* DIRECTIONS
Copy out all lines with the word "Give" in them.

Rows from a dataset of charts and code
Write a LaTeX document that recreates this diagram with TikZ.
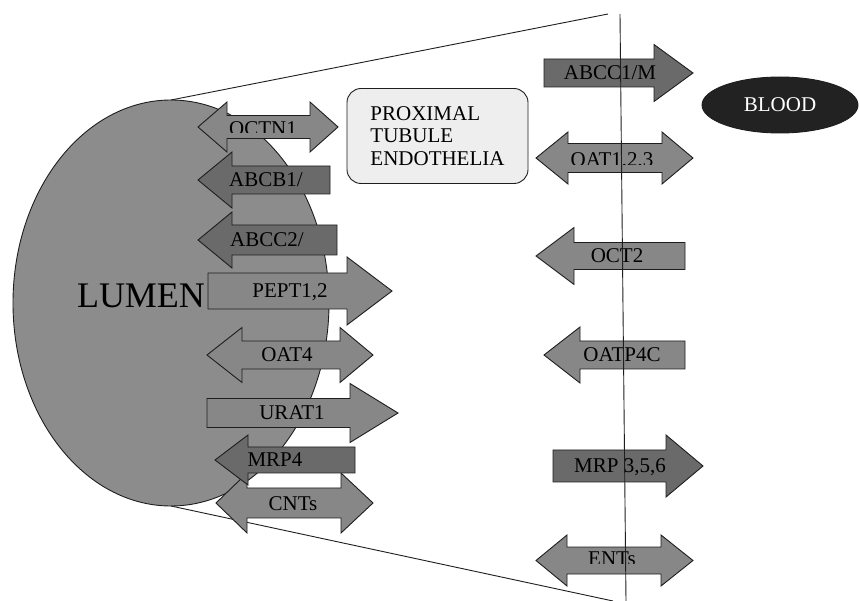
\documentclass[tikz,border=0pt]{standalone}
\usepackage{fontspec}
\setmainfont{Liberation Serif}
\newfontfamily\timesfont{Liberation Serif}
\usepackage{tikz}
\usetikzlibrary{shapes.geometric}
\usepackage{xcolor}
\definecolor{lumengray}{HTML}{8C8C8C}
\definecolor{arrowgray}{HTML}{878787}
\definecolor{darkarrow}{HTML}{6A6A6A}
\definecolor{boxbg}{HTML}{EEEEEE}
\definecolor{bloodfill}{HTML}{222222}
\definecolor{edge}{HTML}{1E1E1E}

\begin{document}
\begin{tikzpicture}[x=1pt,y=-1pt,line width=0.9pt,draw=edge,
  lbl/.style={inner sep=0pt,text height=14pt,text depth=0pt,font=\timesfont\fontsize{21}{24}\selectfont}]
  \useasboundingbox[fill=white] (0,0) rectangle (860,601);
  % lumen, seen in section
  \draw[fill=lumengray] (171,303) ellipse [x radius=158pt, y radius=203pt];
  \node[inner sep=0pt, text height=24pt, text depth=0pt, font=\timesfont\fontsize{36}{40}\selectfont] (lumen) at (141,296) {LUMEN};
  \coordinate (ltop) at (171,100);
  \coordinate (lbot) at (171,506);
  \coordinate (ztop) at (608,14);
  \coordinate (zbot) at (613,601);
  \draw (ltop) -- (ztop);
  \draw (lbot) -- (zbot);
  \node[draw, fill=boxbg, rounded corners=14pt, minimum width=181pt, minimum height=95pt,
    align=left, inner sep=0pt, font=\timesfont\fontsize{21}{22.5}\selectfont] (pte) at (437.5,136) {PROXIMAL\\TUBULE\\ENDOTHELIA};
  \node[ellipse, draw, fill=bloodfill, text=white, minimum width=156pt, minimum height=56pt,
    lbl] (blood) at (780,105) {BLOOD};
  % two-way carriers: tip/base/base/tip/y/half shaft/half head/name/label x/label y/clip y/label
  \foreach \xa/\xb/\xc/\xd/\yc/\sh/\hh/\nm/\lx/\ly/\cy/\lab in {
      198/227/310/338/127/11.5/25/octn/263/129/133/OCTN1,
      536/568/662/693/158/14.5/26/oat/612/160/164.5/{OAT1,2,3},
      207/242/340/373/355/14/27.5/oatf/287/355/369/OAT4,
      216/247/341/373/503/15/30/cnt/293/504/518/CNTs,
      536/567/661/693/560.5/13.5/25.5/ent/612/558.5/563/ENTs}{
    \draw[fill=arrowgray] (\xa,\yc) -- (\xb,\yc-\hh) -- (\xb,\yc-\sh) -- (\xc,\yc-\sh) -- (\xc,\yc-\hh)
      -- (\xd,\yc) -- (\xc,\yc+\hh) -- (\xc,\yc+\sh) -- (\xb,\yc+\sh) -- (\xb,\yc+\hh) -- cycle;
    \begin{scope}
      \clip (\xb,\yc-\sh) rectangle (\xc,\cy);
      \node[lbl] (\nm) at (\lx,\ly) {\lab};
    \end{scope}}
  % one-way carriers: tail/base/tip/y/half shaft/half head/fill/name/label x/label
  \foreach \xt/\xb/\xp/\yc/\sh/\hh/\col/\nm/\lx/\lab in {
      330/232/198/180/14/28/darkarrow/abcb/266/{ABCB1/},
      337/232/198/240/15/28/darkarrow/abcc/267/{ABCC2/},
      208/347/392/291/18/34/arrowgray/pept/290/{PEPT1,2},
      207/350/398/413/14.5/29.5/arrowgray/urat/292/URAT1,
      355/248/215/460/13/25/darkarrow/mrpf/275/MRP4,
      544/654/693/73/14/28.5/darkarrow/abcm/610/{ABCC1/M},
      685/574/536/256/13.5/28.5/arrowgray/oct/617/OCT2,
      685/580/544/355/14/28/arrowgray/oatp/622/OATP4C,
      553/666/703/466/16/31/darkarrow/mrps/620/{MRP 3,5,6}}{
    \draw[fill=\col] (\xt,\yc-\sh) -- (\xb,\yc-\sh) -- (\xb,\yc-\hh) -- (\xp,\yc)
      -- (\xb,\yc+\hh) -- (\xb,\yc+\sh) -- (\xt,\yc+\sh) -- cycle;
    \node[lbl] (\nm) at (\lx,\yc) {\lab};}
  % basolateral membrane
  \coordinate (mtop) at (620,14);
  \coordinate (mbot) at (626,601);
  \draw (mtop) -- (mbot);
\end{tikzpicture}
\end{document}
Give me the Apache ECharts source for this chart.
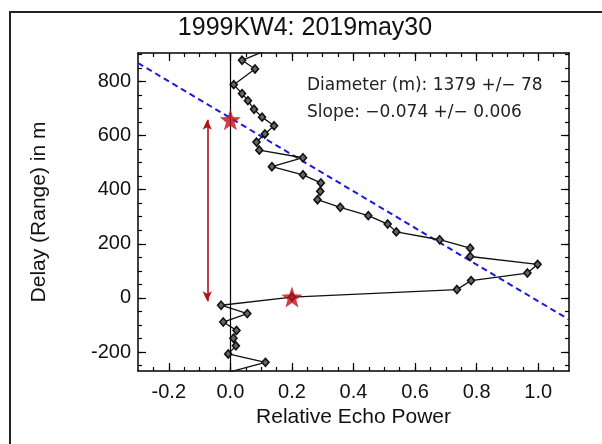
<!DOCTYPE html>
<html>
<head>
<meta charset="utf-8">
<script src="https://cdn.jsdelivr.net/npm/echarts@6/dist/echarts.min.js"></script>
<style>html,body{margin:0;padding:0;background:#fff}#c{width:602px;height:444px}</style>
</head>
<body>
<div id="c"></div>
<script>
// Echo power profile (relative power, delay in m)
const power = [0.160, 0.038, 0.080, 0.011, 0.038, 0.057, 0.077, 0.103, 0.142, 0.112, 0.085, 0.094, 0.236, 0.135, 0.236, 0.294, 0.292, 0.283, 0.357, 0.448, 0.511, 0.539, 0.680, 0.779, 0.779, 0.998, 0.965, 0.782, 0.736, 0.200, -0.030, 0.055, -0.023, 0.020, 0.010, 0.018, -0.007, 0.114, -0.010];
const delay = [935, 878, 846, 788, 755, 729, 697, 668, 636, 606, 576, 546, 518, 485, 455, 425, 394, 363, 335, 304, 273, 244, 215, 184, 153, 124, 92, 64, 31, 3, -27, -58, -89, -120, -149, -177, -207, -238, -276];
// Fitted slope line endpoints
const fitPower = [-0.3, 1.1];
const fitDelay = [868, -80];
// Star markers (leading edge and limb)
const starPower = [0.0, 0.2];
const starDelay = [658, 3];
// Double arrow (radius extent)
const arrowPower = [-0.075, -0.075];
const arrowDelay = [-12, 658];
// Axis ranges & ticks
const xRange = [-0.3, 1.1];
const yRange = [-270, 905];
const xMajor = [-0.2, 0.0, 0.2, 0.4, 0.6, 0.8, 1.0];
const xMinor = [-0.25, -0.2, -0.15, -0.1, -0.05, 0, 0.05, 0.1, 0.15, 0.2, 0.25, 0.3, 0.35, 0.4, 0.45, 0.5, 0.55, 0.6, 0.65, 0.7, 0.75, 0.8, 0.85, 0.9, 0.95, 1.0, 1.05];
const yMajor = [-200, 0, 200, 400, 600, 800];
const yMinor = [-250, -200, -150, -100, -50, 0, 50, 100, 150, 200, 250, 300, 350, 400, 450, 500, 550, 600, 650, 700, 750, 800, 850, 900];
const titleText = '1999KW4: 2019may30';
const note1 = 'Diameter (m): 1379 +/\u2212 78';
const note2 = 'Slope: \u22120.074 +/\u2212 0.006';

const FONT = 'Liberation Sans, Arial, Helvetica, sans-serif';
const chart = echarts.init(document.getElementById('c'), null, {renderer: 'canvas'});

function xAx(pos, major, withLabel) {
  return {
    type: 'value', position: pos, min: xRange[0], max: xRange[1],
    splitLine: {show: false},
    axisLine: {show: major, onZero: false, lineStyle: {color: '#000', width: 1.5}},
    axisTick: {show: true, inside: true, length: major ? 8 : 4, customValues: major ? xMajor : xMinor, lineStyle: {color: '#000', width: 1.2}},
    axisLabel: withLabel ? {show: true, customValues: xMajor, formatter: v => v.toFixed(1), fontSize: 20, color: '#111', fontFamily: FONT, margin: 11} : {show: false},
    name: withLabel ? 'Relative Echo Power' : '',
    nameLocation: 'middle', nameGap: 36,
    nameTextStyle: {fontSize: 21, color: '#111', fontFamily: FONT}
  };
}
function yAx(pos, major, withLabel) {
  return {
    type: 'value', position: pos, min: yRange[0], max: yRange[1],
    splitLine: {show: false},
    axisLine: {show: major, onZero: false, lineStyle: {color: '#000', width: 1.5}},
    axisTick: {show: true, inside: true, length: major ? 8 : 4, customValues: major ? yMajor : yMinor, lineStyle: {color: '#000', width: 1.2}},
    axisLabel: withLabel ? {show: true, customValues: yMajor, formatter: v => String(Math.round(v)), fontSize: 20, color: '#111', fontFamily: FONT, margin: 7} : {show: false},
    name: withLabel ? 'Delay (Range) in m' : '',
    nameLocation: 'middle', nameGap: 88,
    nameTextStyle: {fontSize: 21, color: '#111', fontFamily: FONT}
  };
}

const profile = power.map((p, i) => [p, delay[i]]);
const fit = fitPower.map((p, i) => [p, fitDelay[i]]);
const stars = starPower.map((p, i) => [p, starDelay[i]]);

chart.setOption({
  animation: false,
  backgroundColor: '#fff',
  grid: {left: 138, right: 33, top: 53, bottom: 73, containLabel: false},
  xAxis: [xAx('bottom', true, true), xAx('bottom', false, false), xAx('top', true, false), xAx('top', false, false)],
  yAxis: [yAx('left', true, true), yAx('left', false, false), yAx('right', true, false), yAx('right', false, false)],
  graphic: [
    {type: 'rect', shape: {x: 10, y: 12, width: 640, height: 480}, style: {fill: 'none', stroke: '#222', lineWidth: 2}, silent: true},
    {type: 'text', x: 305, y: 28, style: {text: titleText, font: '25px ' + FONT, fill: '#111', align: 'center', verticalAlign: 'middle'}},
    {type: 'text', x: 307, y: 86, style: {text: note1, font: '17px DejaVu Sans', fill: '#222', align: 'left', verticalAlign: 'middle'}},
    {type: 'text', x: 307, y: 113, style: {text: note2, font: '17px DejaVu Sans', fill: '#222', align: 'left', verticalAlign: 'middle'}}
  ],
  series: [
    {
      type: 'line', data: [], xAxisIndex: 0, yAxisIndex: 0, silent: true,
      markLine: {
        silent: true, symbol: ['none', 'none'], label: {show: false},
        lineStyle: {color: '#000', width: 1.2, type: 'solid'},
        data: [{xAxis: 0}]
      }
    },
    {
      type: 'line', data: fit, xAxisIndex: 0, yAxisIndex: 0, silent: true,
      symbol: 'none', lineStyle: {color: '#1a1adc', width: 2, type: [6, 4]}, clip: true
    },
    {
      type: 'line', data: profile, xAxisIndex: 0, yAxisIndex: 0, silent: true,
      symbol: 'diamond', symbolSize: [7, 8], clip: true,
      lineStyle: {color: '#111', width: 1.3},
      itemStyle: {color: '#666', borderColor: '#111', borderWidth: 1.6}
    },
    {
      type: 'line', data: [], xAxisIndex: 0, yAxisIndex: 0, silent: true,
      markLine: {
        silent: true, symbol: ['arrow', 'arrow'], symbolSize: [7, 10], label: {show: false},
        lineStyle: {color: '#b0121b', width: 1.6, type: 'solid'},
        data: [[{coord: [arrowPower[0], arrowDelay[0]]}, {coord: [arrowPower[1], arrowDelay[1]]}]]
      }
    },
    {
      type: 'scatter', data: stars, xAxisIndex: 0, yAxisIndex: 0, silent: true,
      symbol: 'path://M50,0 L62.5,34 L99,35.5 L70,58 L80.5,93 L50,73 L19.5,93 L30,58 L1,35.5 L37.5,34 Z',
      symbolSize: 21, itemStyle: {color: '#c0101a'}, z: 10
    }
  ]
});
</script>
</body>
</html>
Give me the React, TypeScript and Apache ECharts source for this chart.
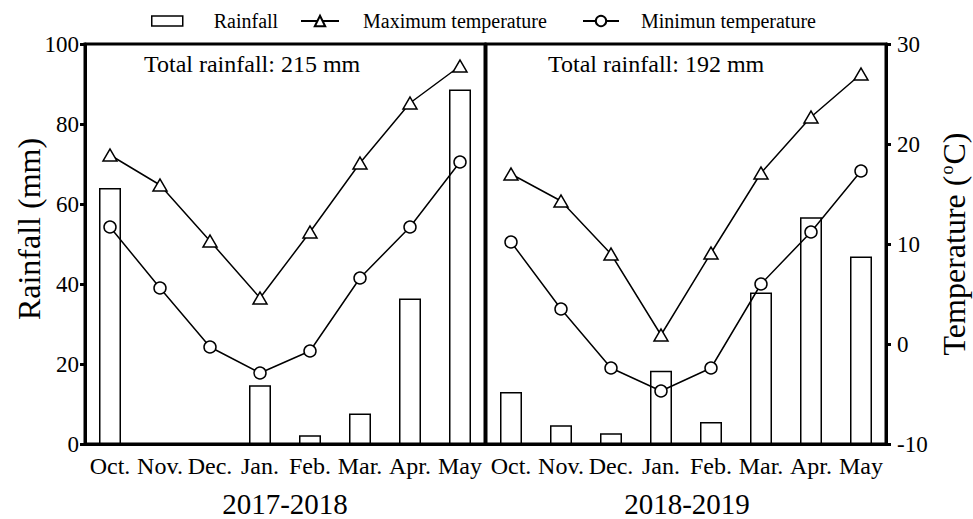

* REPLY
Give me the Apache ECharts source for this chart.
Give me the React, TypeScript and Apache ECharts source for this chart.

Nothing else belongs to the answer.